The next day he ran into the Orinoco river delta, which he initially called Isla Santa, later changing its name to Tierra de Gracia. He then travelled along most of the northeastern coast of what is today Venezuela and finally turned towards the island of Hispaniola (Santo Domingo), tells Venezuelan historian Pedro Reixach.
The Italian admiral also found that the needle of his compass pointed northeast instead of north, which led him to the conclusion that the earth was not round but pear-shaped.
It is impressed on Venezuelans from primary school that Columbus not
only named the area tierra de gracia
(grace land), but commented
that the garden of Eden may well have been found there.
As the area was rich in pearls, local indigenous residents soon found out what hell was like, as they were forced by the consquistadors to dive incessantly for mollusks (the island of Cubagua, 1500-1550).
And their descendants have been condemned to live in purgatory.
The most recent protest by indigenous people consisted of a roadblock mounted this week by 800 members of the Karina, Pemon and Akawaio indigenous communities along the highway connecting southeastern Venezuela and northern Brazil - the main route for trade between the two areas and tourism in these lands of mythic proportions, immensely rich biodiversity and flat-topped hills containing their own unique mini-ecosystems.
On the very eve of the 500th anniversary of Columbus' arrival, the demonstrators protested the destruction of the cultivated land and forests from which they draw a livelihood by the construction of a power line stretching towards Brazil through the Imataca forest reserve, an area the size of Holland just south of the Orinoco delta.
They also demanded recognition of their ancestral right
to
access to sufficient land to allow them to maintain their way of life.
But the roadblock was only the most recent flare-up.

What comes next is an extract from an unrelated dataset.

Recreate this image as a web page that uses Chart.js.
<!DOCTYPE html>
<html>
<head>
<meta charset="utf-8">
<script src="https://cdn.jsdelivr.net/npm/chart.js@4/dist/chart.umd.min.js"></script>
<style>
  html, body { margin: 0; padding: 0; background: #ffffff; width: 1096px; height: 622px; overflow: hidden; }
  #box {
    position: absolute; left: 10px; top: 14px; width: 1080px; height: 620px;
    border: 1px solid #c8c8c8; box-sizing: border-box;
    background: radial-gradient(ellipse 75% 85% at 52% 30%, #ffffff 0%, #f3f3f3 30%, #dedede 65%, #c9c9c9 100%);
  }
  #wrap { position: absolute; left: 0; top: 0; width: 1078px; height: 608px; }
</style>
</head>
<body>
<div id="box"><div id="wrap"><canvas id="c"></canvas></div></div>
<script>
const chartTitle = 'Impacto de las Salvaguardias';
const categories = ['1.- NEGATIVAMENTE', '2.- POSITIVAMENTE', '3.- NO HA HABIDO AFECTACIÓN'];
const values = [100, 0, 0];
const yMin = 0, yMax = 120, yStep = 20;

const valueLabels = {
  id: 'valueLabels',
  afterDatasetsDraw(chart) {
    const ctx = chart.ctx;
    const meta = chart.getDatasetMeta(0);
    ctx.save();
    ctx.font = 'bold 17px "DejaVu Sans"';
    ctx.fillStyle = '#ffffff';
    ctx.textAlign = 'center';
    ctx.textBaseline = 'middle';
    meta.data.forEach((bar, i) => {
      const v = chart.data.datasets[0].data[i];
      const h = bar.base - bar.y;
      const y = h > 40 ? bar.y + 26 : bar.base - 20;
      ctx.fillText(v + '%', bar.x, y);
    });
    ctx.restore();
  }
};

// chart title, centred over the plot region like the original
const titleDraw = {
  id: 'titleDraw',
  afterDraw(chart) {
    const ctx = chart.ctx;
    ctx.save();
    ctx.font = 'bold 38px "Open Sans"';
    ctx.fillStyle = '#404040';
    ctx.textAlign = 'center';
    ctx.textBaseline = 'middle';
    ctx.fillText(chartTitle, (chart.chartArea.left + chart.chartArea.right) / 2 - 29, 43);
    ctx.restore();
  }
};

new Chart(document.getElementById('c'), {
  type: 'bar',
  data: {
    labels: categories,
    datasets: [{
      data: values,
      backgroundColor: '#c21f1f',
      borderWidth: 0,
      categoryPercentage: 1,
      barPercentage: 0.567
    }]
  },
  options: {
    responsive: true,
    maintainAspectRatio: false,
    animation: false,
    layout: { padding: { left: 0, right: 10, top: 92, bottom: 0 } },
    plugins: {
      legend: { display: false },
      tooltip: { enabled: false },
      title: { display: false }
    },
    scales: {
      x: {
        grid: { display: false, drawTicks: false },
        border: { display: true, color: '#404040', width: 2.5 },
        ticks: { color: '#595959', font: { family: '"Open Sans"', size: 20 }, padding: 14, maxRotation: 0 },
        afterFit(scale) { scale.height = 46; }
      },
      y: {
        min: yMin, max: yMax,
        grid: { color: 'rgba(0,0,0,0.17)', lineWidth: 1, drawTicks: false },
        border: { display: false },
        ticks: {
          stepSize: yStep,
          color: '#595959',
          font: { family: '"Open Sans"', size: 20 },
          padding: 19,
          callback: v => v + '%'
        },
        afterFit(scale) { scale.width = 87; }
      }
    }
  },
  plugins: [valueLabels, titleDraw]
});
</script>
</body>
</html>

A month ago, the Yucpa and Bari communities, which speak Carib languages and live in the northwestern Sierra de Perija along the Colombian border, asked the Inter-American Commission on Human Rights to help them halt coal-mining in the area.

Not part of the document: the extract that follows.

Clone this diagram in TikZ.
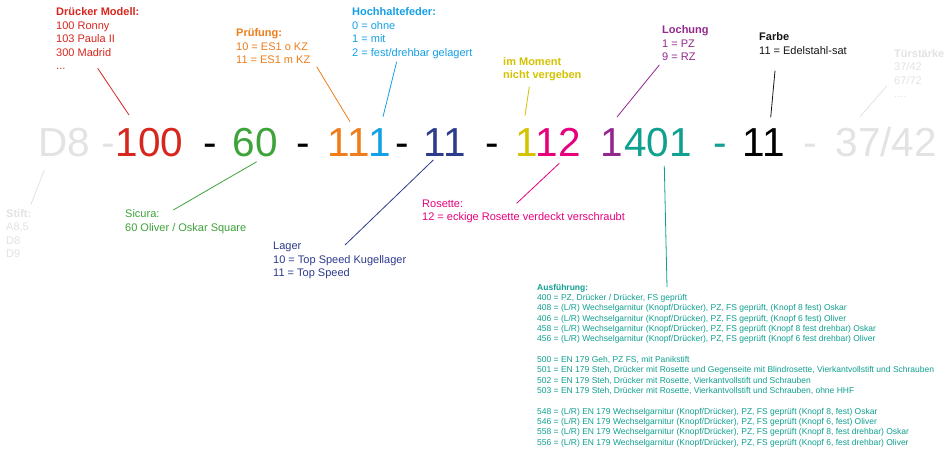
\documentclass[tikz,border=0pt]{standalone}
\usepackage{fontspec}
\setmainfont{Liberation Sans}
\usepackage{xcolor}
\usetikzlibrary{positioning}
\definecolor{cred}{HTML}{D7261E}
\definecolor{cgreen}{HTML}{3EA33A}
\definecolor{corange}{HTML}{EF7D1A}
\definecolor{cblue}{HTML}{14A0E6}
\definecolor{cnavy}{HTML}{2D3B8B}
\definecolor{cyellow}{HTML}{D5C200}
\definecolor{cpink}{HTML}{E6007E}
\definecolor{cpurple}{HTML}{93278F}
\definecolor{cteal}{HTML}{0FA08F}
\definecolor{cgray}{HTML}{E3E3E3}
\definecolor{cink}{HTML}{141414}
\tikzset{
  codepart/.style={anchor=base west,inner sep=0pt,
                   font=\fontsize{40.5}{48}\selectfont},
  tag/.style={anchor=base west,inner sep=0pt,align=left,
              font=\fontsize{11}{13.4}\selectfont},
  smalltag/.style={anchor=base west,inner sep=0pt,align=left,
                   font=\fontsize{8.5}{10.35}\selectfont},
  lead/.style={line width=0.8pt,draw=#1}
}

\begin{document}
\begin{tikzpicture}[x=1pt,y=-1pt]
    \path[use as bounding box,fill=white] (0,0) rectangle (950,452);
    % the article number
    \node[codepart,text=cgray] (dstift) at (38.5,156.7) {D8 -};
    \node[codepart,text=cred] (dmodell) at (115.6,156.7) {100};
    \node[codepart,text=black] (sepa) at (203.2,156.7) {-};
    \node[codepart,text=cgreen] (dsicura) at (232.3,156.7) {60};
    \node[codepart,text=black] (sepb) at (296.2,156.7) {-};
    \node[codepart,text=corange] (dpruef) at (327.3,156.7) {11};
    \node[codepart,text=cblue] (dfeder) at (368.6,156.7) {1};
    \node[codepart,text=black] (sepc) at (395.2,156.7) {-};
    \node[codepart,text=cnavy] (dlager) at (423.6,156.7) {11};
    \node[codepart,text=black] (sepd) at (485.2,156.7) {-};
    \node[codepart,text=cyellow] (dfrei) at (515.6,156.7) {1};
    \node[codepart,text=cpink] (drosette) at (535.6,156.7) {12};
    \node[codepart,text=cpurple] (dloch) at (600.6,156.7) {1};
    \node[codepart,text=cteal] (dausf) at (624,156.7) {401};
    \node[codepart,text=cteal] (sepe) at (713.2,156.7) {-};
    \node[codepart,text=black] (dfarbe) at (742.6,156.7) {11};
    \node[codepart,text=cgray] (sepf) at (803.2,156.7) {-};
    \node[codepart,text=cgray] (dtuer) at (835.3,156.7) {37/42};

    % labels above (placed at the baseline of their last line)
    \node[tag,text=cred] (lmodell) at (56,69.6)
      {\textbf{Drücker Modell:}\\100 Ronny\\103 Paula II\\300 Madrid\\...};
    \node[tag,text=corange] (lpruef) at (236,63.5)
      {\textbf{Prüfung:}\\10 = ES1 o KZ\\11 = ES1 m KZ};
    \node[tag,text=cblue] (lfeder) at (352,56.2)
      {\textbf{Hochhaltefeder:}\\0 = ohne\\1 = mit\\2 = fest/drehbar gelagert};
    \node[tag,text=cyellow] (lfrei) at (503,78.9)
      {\textbf{im Moment}\\\textbf{nicht vergeben}};
    \node[tag,text=cpurple] (lloch) at (662,60.5)
      {\textbf{Lochung}\\1 = PZ\\9 = RZ};
    \node[tag,text=cink] (lfarbe) at (759,54.4)
      {\textbf{Farbe}\\11 = Edelstahl-sat};
    \node[tag,text=cgray] (ltuer) at (894,97.5)
      {\textbf{Türstärke}\\37/42\\67/72\\....};

    % labels below
    \node[tag,text=cgray] (lstift) at (6,257.5)
      {\textbf{Stift:}\\A8,5\\D8\\D9};
    \node[tag,text=cgreen] (lsicura) at (125,231)
      {Sicura:\\60 Oliver / Oskar Square};
    \node[tag,text=cnavy] (llager) at (273,276.5)
      {Lager\\10 = Top Speed Kugellager\\11 = Top Speed};
    \node[tag,text=cpink] (lrosette) at (422,220.9)
      {Rosette:\\12 = eckige Rosette verdeckt verschraubt};
    \node[smalltag,text=cteal] (lausf) at (537,445.3)
      {\textbf{Ausführung:}\\
       400 = PZ, Drücker / Drücker, FS geprüft\\
       408 = (L/R) Wechselgarnitur (Knopf/Drücker), PZ, FS geprüft, (Knopf 8 fest) Oskar\\
       406 = (L/R) Wechselgarnitur (Knopf/Drücker), PZ, FS geprüft, (Knopf 6 fest) Oliver\\
       458 = (L/R) Wechselgarnitur (Knopf/Drücker), PZ, FS geprüft (Knopf 8 fest drehbar) Oskar\\
       456 = (L/R) Wechselgarnitur (Knopf/Drücker), PZ, FS geprüft (Knopf 6 fest drehbar) Oliver\\[10.35pt]
       500 = EN 179 Geh, PZ FS, mit Panikstift\\
       501 = EN 179 Steh, Drücker mit Rosette und Gegenseite mit Blindrosette, Vierkantvollstift und Schrauben\\
       502 = EN 179 Steh, Drücker mit Rosette, Vierkantvollstift und Schrauben\\
       503 = EN 179 Steh, Drücker mit Rosette, Vierkantvollstift und Schrauben, ohne HHF\\[10.35pt]
       548 = (L/R) EN 179 Wechselgarnitur (Knopf/Drücker), PZ, FS geprüft (Knopf 8, fest) Oskar\\
       546 = (L/R) EN 179 Wechselgarnitur (Knopf/Drücker), PZ, FS geprüft (Knopf 6, fest) Oliver\\
       558 = (L/R) EN 179 Wechselgarnitur (Knopf/Drücker), PZ, FS geprüft (Knopf 8, fest drehbar) Oskar\\
       556 = (L/R) EN 179 Wechselgarnitur (Knopf/Drücker), PZ, FS geprüft (Knopf 6, fest drehbar) Oliver};

    % leader lines
    \coordinate (cmodell) at (97.7,68.3);   \coordinate (tmodell) at (129,115);
    \coordinate (cpruef) at (316.7,66.7);   \coordinate (tpruef) at (350,121.7);
    \coordinate (cfeder) at (396.7,61.7);   \coordinate (tfeder) at (383,116.7);
    \coordinate (cfrei) at (529.3,86.7);    \coordinate (tfrei) at (525,115.7);
    \coordinate (cloch) at (659.3,65);      \coordinate (tloch) at (617,117);
    \coordinate (cfarbe) at (775,70.7);     \coordinate (tfarbe) at (770.7,117.3);
    \coordinate (ctuer) at (886.7,86);      \coordinate (ttuer) at (860,116.7);
    \coordinate (cstift) at (30.7,205);     \coordinate (tstift) at (44.3,170);
    \coordinate (csicura) at (173.3,210);   \coordinate (tsicura) at (256.7,161.7);
    \coordinate (clager) at (345,245);      \coordinate (tlager) at (433.3,160);
    \coordinate (crosette) at (516.7,203.3);\coordinate (trosette) at (559.3,163.3);
    \coordinate (causf) at (667,287);       \coordinate (tausf) at (664.3,166);
    \draw[lead=cred] (cmodell) -- (tmodell);
    \draw[lead=corange] (cpruef) -- (tpruef);
    \draw[lead=cblue] (cfeder) -- (tfeder);
    \draw[lead=cyellow] (cfrei) -- (tfrei);
    \draw[lead=cpurple] (cloch) -- (tloch);
    \draw[lead=cink] (cfarbe) -- (tfarbe);
    \draw[lead=cgray] (ctuer) -- (ttuer);
    \draw[lead=cgray] (cstift) -- (tstift);
    \draw[lead=cgreen] (csicura) -- (tsicura);
    \draw[lead=cnavy] (clager) -- (tlager);
    \draw[lead=cpink] (crosette) -- (trosette);
    \draw[lead=cteal] (causf) -- (tausf);
\end{tikzpicture}
\end{document}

The coal is being mined by the oil company PDVSA, property of the Venezuelan state, which as heir to Spanish law is considered lord and master of the subsoil.

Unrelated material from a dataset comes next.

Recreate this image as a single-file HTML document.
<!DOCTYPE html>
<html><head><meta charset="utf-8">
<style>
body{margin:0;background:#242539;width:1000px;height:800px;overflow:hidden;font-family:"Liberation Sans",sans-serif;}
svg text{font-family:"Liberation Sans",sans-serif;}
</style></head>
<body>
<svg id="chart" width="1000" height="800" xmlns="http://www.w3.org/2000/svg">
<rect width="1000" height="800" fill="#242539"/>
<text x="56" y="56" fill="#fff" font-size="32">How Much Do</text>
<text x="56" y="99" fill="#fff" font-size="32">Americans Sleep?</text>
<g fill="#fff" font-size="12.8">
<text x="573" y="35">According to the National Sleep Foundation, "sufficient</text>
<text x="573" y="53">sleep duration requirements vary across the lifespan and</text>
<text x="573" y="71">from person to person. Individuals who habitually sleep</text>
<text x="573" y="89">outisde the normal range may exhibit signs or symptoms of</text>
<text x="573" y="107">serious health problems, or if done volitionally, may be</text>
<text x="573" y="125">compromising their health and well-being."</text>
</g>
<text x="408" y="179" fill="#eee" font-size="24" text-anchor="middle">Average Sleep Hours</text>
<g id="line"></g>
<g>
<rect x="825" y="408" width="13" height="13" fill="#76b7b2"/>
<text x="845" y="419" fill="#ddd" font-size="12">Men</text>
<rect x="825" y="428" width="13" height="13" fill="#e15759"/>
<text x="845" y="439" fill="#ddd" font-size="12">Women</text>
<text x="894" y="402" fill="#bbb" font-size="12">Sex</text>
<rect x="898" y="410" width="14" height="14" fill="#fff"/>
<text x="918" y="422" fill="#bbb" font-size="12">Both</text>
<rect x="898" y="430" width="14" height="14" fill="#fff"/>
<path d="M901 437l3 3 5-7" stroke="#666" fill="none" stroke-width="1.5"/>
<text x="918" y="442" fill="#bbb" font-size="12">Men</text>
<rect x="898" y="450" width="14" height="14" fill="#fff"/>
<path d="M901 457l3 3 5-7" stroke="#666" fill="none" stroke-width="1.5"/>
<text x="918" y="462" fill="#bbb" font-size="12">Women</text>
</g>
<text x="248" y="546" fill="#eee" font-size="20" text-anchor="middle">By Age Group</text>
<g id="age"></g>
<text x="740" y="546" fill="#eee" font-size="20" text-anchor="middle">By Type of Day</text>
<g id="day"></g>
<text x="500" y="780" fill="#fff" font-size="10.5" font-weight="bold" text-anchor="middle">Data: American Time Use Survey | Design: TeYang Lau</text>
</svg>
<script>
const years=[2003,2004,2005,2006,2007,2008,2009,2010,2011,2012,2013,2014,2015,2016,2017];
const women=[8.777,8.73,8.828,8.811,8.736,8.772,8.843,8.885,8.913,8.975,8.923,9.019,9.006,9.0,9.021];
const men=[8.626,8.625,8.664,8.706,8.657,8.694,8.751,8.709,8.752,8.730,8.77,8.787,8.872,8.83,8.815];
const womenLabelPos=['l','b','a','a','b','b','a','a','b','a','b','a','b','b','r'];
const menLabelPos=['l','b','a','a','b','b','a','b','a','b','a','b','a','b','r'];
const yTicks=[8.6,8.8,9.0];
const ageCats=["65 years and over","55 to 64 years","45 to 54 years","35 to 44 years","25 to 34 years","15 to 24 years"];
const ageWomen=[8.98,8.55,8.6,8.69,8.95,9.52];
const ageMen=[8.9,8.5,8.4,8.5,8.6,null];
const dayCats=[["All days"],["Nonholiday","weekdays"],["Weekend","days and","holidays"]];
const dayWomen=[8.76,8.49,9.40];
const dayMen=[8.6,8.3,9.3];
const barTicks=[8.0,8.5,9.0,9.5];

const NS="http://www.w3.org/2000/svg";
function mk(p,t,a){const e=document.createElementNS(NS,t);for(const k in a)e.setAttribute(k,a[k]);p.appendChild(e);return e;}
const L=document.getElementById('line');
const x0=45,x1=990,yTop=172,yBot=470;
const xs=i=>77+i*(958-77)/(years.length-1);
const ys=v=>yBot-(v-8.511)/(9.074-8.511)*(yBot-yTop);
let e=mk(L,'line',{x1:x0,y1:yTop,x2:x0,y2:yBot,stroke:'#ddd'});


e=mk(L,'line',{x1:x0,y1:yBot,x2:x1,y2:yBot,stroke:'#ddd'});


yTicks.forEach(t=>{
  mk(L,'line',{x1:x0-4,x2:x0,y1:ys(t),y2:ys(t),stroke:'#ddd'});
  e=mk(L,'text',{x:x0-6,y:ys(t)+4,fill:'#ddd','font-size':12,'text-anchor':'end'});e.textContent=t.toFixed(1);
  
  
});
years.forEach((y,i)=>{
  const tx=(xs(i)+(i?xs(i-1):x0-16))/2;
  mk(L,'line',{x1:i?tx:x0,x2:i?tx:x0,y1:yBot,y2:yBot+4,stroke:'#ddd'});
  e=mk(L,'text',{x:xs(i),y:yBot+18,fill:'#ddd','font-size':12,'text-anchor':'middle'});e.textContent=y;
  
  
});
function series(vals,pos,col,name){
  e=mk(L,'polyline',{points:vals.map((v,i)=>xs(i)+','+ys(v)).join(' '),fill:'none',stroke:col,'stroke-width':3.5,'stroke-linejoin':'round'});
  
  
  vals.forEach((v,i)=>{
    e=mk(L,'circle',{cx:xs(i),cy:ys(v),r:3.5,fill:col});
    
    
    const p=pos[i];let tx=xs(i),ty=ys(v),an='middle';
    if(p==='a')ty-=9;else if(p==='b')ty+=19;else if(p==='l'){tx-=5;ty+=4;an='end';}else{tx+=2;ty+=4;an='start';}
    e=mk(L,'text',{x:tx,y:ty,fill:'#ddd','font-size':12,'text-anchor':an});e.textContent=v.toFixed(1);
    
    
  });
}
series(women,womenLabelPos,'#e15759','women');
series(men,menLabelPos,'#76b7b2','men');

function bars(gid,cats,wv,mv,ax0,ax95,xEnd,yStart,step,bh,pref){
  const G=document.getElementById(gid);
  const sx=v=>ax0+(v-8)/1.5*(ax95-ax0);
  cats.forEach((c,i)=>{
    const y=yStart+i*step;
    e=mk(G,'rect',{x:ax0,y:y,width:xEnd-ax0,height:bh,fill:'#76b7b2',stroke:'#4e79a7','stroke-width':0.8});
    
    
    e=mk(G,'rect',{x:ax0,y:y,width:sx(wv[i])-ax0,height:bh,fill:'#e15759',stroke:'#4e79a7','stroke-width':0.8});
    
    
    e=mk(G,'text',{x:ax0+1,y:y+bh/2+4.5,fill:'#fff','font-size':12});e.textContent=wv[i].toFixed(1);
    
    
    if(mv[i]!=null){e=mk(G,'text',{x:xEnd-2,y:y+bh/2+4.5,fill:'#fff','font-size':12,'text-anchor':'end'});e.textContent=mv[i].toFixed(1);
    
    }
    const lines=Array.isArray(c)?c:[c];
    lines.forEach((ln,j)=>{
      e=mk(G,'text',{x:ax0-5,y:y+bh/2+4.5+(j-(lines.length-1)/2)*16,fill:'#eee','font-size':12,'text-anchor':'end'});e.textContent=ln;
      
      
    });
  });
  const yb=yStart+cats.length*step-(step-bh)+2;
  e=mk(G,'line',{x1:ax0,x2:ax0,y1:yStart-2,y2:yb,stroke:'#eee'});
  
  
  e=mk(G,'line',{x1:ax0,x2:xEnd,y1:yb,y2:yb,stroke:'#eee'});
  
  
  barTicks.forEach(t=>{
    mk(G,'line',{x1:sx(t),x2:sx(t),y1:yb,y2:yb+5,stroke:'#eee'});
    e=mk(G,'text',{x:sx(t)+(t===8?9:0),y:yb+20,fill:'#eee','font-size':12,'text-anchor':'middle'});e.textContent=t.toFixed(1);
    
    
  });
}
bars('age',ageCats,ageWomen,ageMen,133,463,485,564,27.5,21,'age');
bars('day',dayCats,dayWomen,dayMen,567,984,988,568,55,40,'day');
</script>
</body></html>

Under that same law, King Carlos III handed out plots of land in 1783
to the Jesus, Mary and Joseph
Karina community in Aguasay in
eastern Venezuela's plains region - plots which 200 years later
are considered communal property by a municipal government that has,
moreover, declared the ethnic group as no longer existing in the area.
Alonso de Ojeda and Americo Vespucio - from whom the continent took its name - reached Venezuelan shores in 1499. They found Anu indigenous communities living in houses on stilts in lake Maracaibo, which led them to call the area Venezuela (little Venice).
Today the Anu community amounts to some 3,000 people living along lake Sinamaica, which is threatened by salinisation after works designed to use the Limon river, which runs into the lake, as an aqueduct and for irrigation altered the lake's ecosystem. The Anu are facing a serious risk of completely disappearing as an ethnic group.
The thousands of Yabarana living in the extreme southern Venezuelan state of Amazonas last century worked as rubber-tappers until the early 1900s. Over the last 50 years they have lost lands to church groups, settlers and other indigenous communities.
The 1992 census found only one large surviving family of 318 Yabaranas, 134 of whom no longer spoke the language. The ethnic group's faint hopes for survival lie in campaigns launched by non- governmental organisations like the London-based Survival International.
Venezuela, a country of 23 million, is home to some 315,000 members of 30 indigenous groups living in border areas. Their relations with the state and the rest of society are still governed by legislation that dates back to the start of the century.
The groups are increasingly organised in movements seeking to maintain their culture and demand recognition of their rights, as well as political parties, such as two which have been formed in the state of Amazonas.